**Data segment:**
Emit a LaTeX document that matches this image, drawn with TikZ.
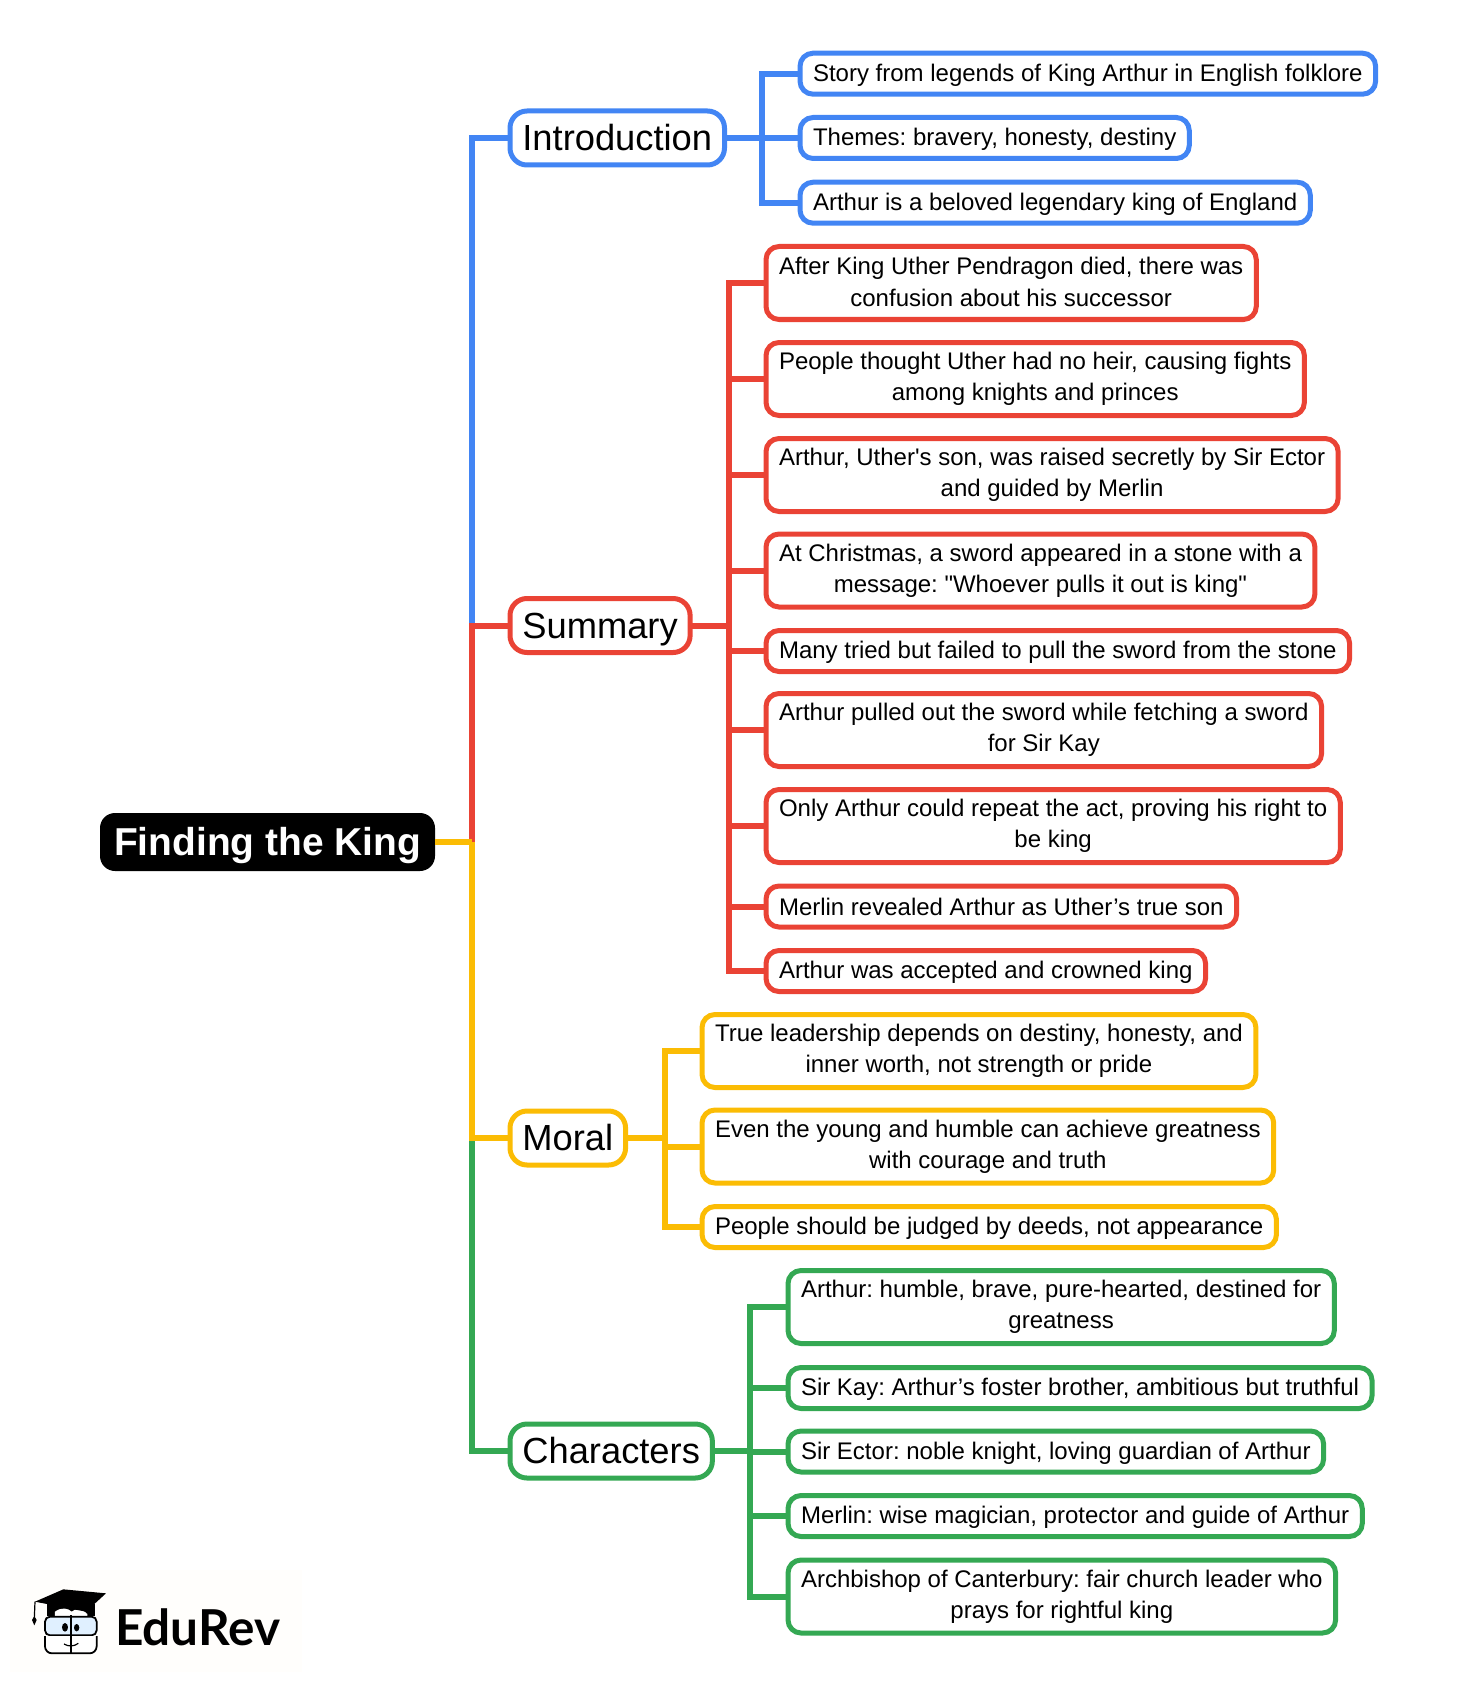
\documentclass[tikz,border=0pt]{standalone}
\usepackage{fontspec}
\setmainfont[Ligatures=TeXOff]{Liberation Sans}
\newfontfamily\logofont{Lato}
\frenchspacing
\definecolor{introcol}{HTML}{4285F4}
\definecolor{sumcol}{HTML}{EA4335}
\definecolor{moralcol}{HTML}{FBBC04}
\definecolor{charcol}{HTML}{34A853}
\tikzset{
  rootbox/.style={anchor=center,fill=black,text=white,rounded corners=15pt,minimum width=335pt,minimum height=58pt,inner sep=0pt,outer sep=0pt,font=\fontsize{38.9}{46}\selectfont\bfseries,text height=31pt,text depth=5pt},
  topicbox/.style={anchor=west,draw=#1,fill=white,line width=5pt,rounded corners=17pt,minimum height=54pt,inner xsep=12.4pt,inner ysep=0pt,outer sep=0pt,font=\fontsize{36.3}{44}\selectfont,text height=30pt,text depth=5pt},
  leafbox/.style={anchor=west,draw=#1,fill=white,line width=5pt,rounded corners=13pt,minimum height=41pt,inner xsep=13pt,inner ysep=0pt,outer sep=0pt,align=center,font=\fontsize{24}{31.4}\selectfont,
    execute at begin node={\rule{0pt}{20.5pt}},execute at end node={\rule[-2.5pt]{0pt}{2.5pt}}},
  tallbox/.style={leafbox=#1,minimum height=73pt},
  link/.style={draw=#1,line width=6pt,miter limit=10}
}
\begin{document}
\begin{tikzpicture}[x=1pt,y=-1pt]
  \useasboundingbox (0,0) rectangle (1478,1685);
  % the four main topics
  \node[rootbox] (root) at (267.5,842) {Finding the King};
  \node[topicbox=introcol] (intro) at (510,138) {Introduction};
  \node[topicbox=sumcol] (summary) at (510,625.5) {Summary};
  \node[topicbox=moralcol] (moral) at (510,1138) {Moral};
  \node[topicbox=charcol] (chars) at (510,1451) {Characters};
  % introduction
  \node[leafbox=introcol] (intro1) at (800,73.7) {Story from legends of King Arthur in English folklore};
  \node[leafbox=introcol] (intro2) at (800,138) {Themes: bravery, honesty, destiny};
  \node[leafbox=introcol] (intro3) at (800,202.7) {Arthur is a beloved legendary king of England};
  % summary
  \node[tallbox=sumcol] (sum1) at (766,283) {After King Uther Pendragon died, there was\\confusion about his successor};
  \node[tallbox=sumcol] (sum2) at (766,379) {People thought Uther had no heir, causing fights\\among knights and princes};
  \node[tallbox=sumcol] (sum3) at (766,475) {Arthur, Uther's son, was raised secretly by Sir Ector\\and guided by Merlin};
  \node[tallbox=sumcol] (sum4) at (766,570.5) {At Christmas, a sword appeared in a stone with a\\message: "Whoever pulls it out is king"};
  \node[leafbox=sumcol] (sum5) at (766,651) {Many tried but failed to pull the sword from the stone};
  \node[tallbox=sumcol] (sum6) at (766,730) {Arthur pulled out the sword while fetching a sword\\for Sir Kay};
  \node[tallbox=sumcol] (sum7) at (766,826) {Only Arthur could repeat the act, proving his right to\\be king};
  \node[leafbox=sumcol] (sum8) at (766,906.5) {Merlin revealed Arthur as Uther’s true son};
  \node[leafbox=sumcol] (sum9) at (766,971) {Arthur was accepted and crowned king};
  % moral
  \node[tallbox=moralcol] (moral1) at (702,1051) {True leadership depends on destiny, honesty, and\\inner worth, not strength or pride};
  \node[tallbox=moralcol] (moral2) at (702,1146.5) {Even the young and humble can achieve greatness\\with courage and truth};
  \node[leafbox=moralcol] (moral3) at (702,1227) {People should be judged by deeds, not appearance};
  % characters
  \node[tallbox=charcol] (char1) at (788,1307) {Arthur: humble, brave, pure-hearted, destined for\\greatness};
  \node[leafbox=charcol] (char2) at (788,1388) {Sir Kay: Arthur’s foster brother, ambitious but truthful};
  \node[leafbox=charcol] (char3) at (788,1451.5) {Sir Ector: noble knight, loving guardian of Arthur};
  \node[leafbox=charcol] (char4) at (788,1516) {Merlin: wise magician, protector and guide of Arthur};
  \node[tallbox=charcol] (char5) at (788,1596.5) {Archbishop of Canterbury: fair church leader who\\prays for rightful king};
  % main spine
  \coordinate (spine) at (472,842);
  \coordinate (spinesum) at (472,625.5);
  \coordinate (spinemoral) at (472,1138);
  \draw[link=introcol] (spinesum) |- (intro.west);
  \draw[link=sumcol] (spine) -- (spinesum) -- (summary.west);
  \draw[link=charcol] (spinemoral) |- (chars.west);
  \draw[link=moralcol] (spine) -- (spinemoral) -- (moral.west);
  \draw[link=moralcol] (root.east) -- (spine);
  % branch lines
  \coordinate (busintro) at (762,138);
  \foreach \n in {1,2,3}
    \draw[link=introcol] (busintro) |- (intro\n.west);
  \draw[link=introcol] (intro.east) -- (busintro);
  \coordinate (bussum) at (729,625.5);
  \foreach \n in {1,...,9}
    \draw[link=sumcol] (bussum) |- (sum\n.west);
  \draw[link=sumcol] (summary.east) -- (bussum);
  \coordinate (busmoral) at (665,1138);
  \foreach \n in {1,2,3}
    \draw[link=moralcol] (busmoral) |- (moral\n.west);
  \draw[link=moralcol] (moral.east) -- (busmoral);
  \coordinate (buschar) at (750,1451);
  \foreach \n in {1,...,5}
    \draw[link=charcol] (buschar) |- (char\n.west);
  \draw[link=charcol] (chars.east) -- (buschar);
  % logo
  \fill[white!99!orange] (10,1570) rectangle (302,1672);
  \begin{scope}[shift={(0,1540)},x=0.3333pt,y=-0.3333pt]
   \fill[black] (140,192) rectangle (285,228);
   \fill[white] (165,215) .. controls (185,200) and (205,205) .. (215,215) .. controls (225,205) and (245,205) .. (262,222) -- (262,228) -- (165,228) -- cycle;
   \draw[black,line width=1.8pt,fill=blue!50!cyan!12,rounded corners=5pt] (135,230) rectangle (290,286);
   \draw[black,line width=1.8pt,fill=white,rounded corners=7pt] (135,288) -- (135,340) -- (290,340) -- (290,288);
   \draw[black,line width=1.8pt] (213,225) -- (213,342);
   \fill[black] (105,185) -- (190,148) -- (318,160) -- (258,215) -- cycle;
   \draw[black,line width=1.2pt] (105,185) -- (103,235);
   \fill[black] (103,228) -- (110,240) -- (103,256) -- (96,240) -- cycle;
   \fill[black] (195,262) ellipse (9 and 13);
   \fill[black] (230,263) ellipse (8 and 11);
   \draw[black,line width=1.2pt] (192,312) .. controls (205,320) and (222,320) .. (235,310);
  \end{scope}
  \node[anchor=base west,inner sep=0pt,text=black,font=\fontsize{49.5}{52}\selectfont\logofont\bfseries] (brand) at (115,1645) {EduRev};
\end{tikzpicture}
\end{document}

**Job:** All lines that include "with" are to be gathered and copied.

**Answer to the problem:**
Emit a LaTeX document that matches this image, drawn with TikZ.
  \node[tallbox=sumcol] (sum4) at (766,570.5) {At Christmas, a sword appeared in a stone with a\\message: "Whoever pulls it out is king"};
  \node[tallbox=moralcol] (moral2) at (702,1146.5) {Even the young and humble can achieve greatness\\with courage and truth};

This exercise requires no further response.